2. As to the pricing of devices and Apple tending to avoid the lower priced competitors, analysts spend a lot of time and energy arguing that Apple can grow only if it concentrates on lower priced devices, even if profit margins are likely to be much lower. The mistake here is to neglect the value of Apple's ecosystem -- the value of the Apple Store, iTunes, books, apps., etc. Apple doesn't have to widen its hardware markets when this other profit center continues to generate significant profits year after year. The analysts who look primarily at growth in sales and earnings from Apple devices don't understand that Apple's business plan takes in a lot more than devices.

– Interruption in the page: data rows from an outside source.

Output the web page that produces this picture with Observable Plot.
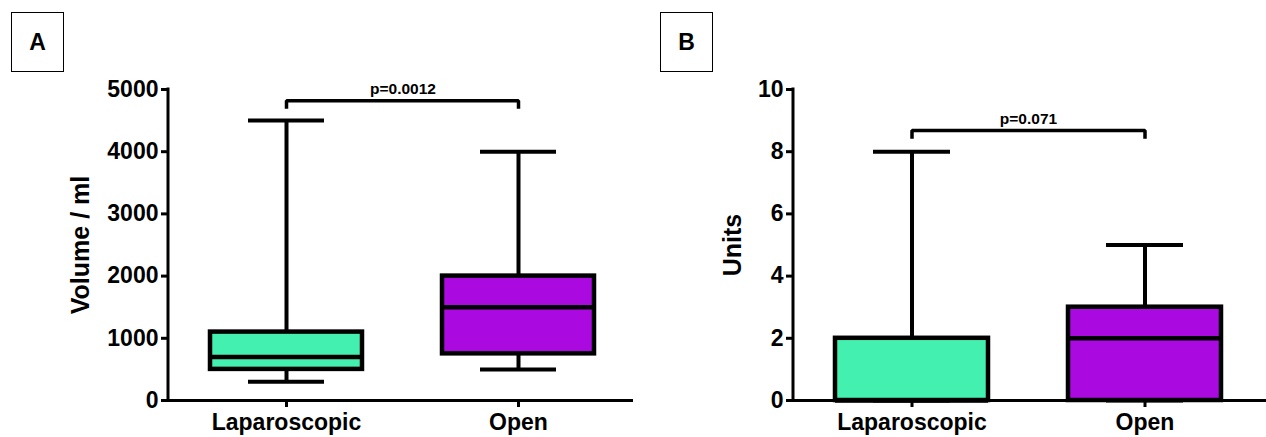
<!DOCTYPE html>
<html>
<head>
<meta charset="utf-8">
<script src="https://cdn.jsdelivr.net/npm/d3@7"></script>
<script src="https://cdn.jsdelivr.net/npm/@observablehq/plot@0.6"></script>
<style>
  html, body { margin: 0; padding: 0; background: #fff; }
  #wrap { position: relative; width: 1266px; height: 437px; display: flex; }
  .panel-label {
    position: absolute; top: 12px; width: 51px; height: 58px;
    border: 1.5px solid #000; background: #fff;
    font: bold 23px "Liberation Sans", Arial, sans-serif;
    display: flex; align-items: center; justify-content: center;
  }
</style>
</head>
<body>
<div id="wrap"></div>
<script>
// ---- data ----
const groups = ["Laparoscopic", "Open"];
const groupColors = ["#43f0af", "#aa0ae0"];

// Panel A: Volume / ml (box & whiskers: min, Q1, median, Q3, max)
const volMin = [300, 500];
const volQ1 = [500, 750];
const volMed = [700, 1500];
const volQ3 = [1100, 2000];
const volMax = [4500, 4000];
const volTicks = [0, 1000, 2000, 3000, 4000, 5000];
const volBracket = [4690, 4820];
const volP = "p=0.0012";

// Panel B: Units
const unitsMin = [0, 0];
const unitsQ1 = [0, 0];
const unitsMed = [0, 2];
const unitsQ3 = [2, 3];
const unitsMax = [8, 5];
const unitsTicks = [0, 2, 4, 6, 8, 10];
const unitsBracket = [8.42, 8.68];
const unitsP = "p=0.071";

function table(mn, q1, md, q3, mx) {
  return groups.map((g, i) => ({group: g, min: mn[i], q1: q1[i], med: md[i], q3: q3[i], max: mx[i]}));
}

function leftAxisLine(sw) {
  return (index, scales, values, dims) => {
    const ns = "http://www.w3.org/2000/svg";
    const l = document.createElementNS(ns, "line");
    l.setAttribute("x1", dims.marginLeft);
    l.setAttribute("x2", dims.marginLeft);
    l.setAttribute("y1", dims.marginTop - 1.5);
    l.setAttribute("y2", dims.height - dims.marginBottom);
    l.setAttribute("stroke", "#000");
    l.setAttribute("stroke-width", sw);
    return l;
  };
}

function panel({data, yMax, ticks, title, titleDx, marginLeft, xRange, bracket, pText}) {
  const br = [
    {group: groups[0], v: bracket[0]},
    {group: groups[0], v: bracket[1]},
    {group: groups[1], v: bracket[1]},
    {group: groups[1], v: bracket[0]}
  ];
  return Plot.plot({
    width: 633,
    height: 437,
    marginLeft,
    marginRight: 0,
    marginTop: 89,
    marginBottom: 37,
    style: {fontFamily: "'Liberation Sans', Arial, sans-serif", fontWeight: "bold", fontSize: "23px", background: "#fff", overflow: "visible"},
    x: {type: "band", domain: groups, range: xRange, paddingInner: 0.3433, paddingOuter: 0, align: 0.5},
    y: {domain: [0, yMax], nice: false},
    color: {domain: groups, range: groupColors},
    marks: [
      Plot.axisY({ticks, tickFormat: d => String(d), tickSize: 7, tickPadding: 3, strokeWidth: 3, fontSize: 23, fontWeight: "bold", label: null}),
      Plot.axisX({tickSize: 7, tickPadding: 6, strokeWidth: 3, fontSize: 23, fontWeight: "bold", label: null}),
      // whiskers
      Plot.ruleX(data, {x: "group", y1: "q3", y2: "max", stroke: "#000", strokeWidth: 4}),
      Plot.ruleX(data, {x: "group", y1: "min", y2: "q1", stroke: "#000", strokeWidth: 4}),
      // boxes
      Plot.barY(data, {x: "group", y1: "q1", y2: "q3", fill: "group", stroke: "#000", strokeWidth: 4.5}),
      // medians
      Plot.tickY(data, {x: "group", y: "med", stroke: "#000", strokeWidth: 4.5}),
      // caps
      Plot.tickY(data, {x: "group", y: "max", stroke: "#000", strokeWidth: 4, insetLeft: 38, insetRight: 38}),
      Plot.tickY(data, {x: "group", y: "min", stroke: "#000", strokeWidth: 4, insetLeft: 38, insetRight: 38}),
      // axis lines
      Plot.ruleY([0], {stroke: "#000", strokeWidth: 3}),
      leftAxisLine(3),
      // significance bracket
      Plot.line(br, {x: "group", y: "v", stroke: "#000", strokeWidth: 3.5, strokeLinejoin: "miter", strokeLinecap: "butt"}),
      Plot.text([{v: bracket[1], label: pText}], {x: () => groups[0], y: "v", text: "label", dx: 233 / 2, dy: -12, fontSize: 15.5, fontWeight: "bold", lineAnchor: "middle", fill: "#000"}),
      // y title
      Plot.text([title], {frameAnchor: "left", text: d => d, rotate: -90, dx: titleDx, fontSize: 25, fontWeight: "bold", lineAnchor: "middle", textAnchor: "middle", fill: "#000"})
    ]
  });
}

const wrap = document.getElementById("wrap");
const a = panel({
  data: table(volMin, volQ1, volMed, volQ3, volMax),
  yMax: 5000, ticks: volTicks, title: "Volume / ml", titleDx: -88,
  marginLeft: 168, xRange: [209.5, 595.5], bracket: volBracket, pText: volP
});
const b = panel({
  data: table(unitsMin, unitsQ1, unitsMed, unitsQ3, unitsMax),
  yMax: 10, ticks: unitsTicks, title: "Units", titleDx: -61,
  marginLeft: 160, xRange: [201.5, 588.5], bracket: unitsBracket, pText: unitsP
});
wrap.appendChild(a);
wrap.appendChild(b);

for (const [txt, left] of [["A", 11], ["B", 660]]) {
  const d = document.createElement("div");
  d.className = "panel-label";
  d.style.left = left + "px";
  d.textContent = txt;
  wrap.appendChild(d);
}
</script>
</body>
</html>
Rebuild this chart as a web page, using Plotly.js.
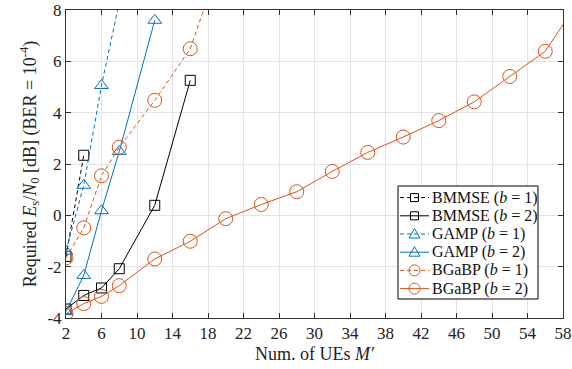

If analysts and investors understood these facets of Apple's business, they might bid up the shares to a more reasonable price–earnings ratio. A more reasonable ratio would be closer to Apple's actual growth rate. If there is one complaint I might make, it has to do with the overly high margins that Apple gets on its devices -- margins that no other manufacturer can begin to approach. For example, if you buy an iPhone, iPad, or Mac, you pay a lot more for extra storage memory (NAND flash memory) than you would pay even at retail, if the added memory could be installed in devices with embedded memory. Put another way, an Apple device with SanDisk embedded memory generates more profit on the memory for Apple than it does for SanDisk.

I would also add that historically companies make more money on software than on hardware. For example, the Polaroid Land instant cameras were sold almost at cost. The money was made on the film, day after day, year after year. The point was to price the device low enough to encourage people to purchase it, and then make real money on continued film sales afterwards. This is similar to Apple's situation where they sell the device as well as content to use with the device later on. No need to price the device high when you have an almost captive customer later on.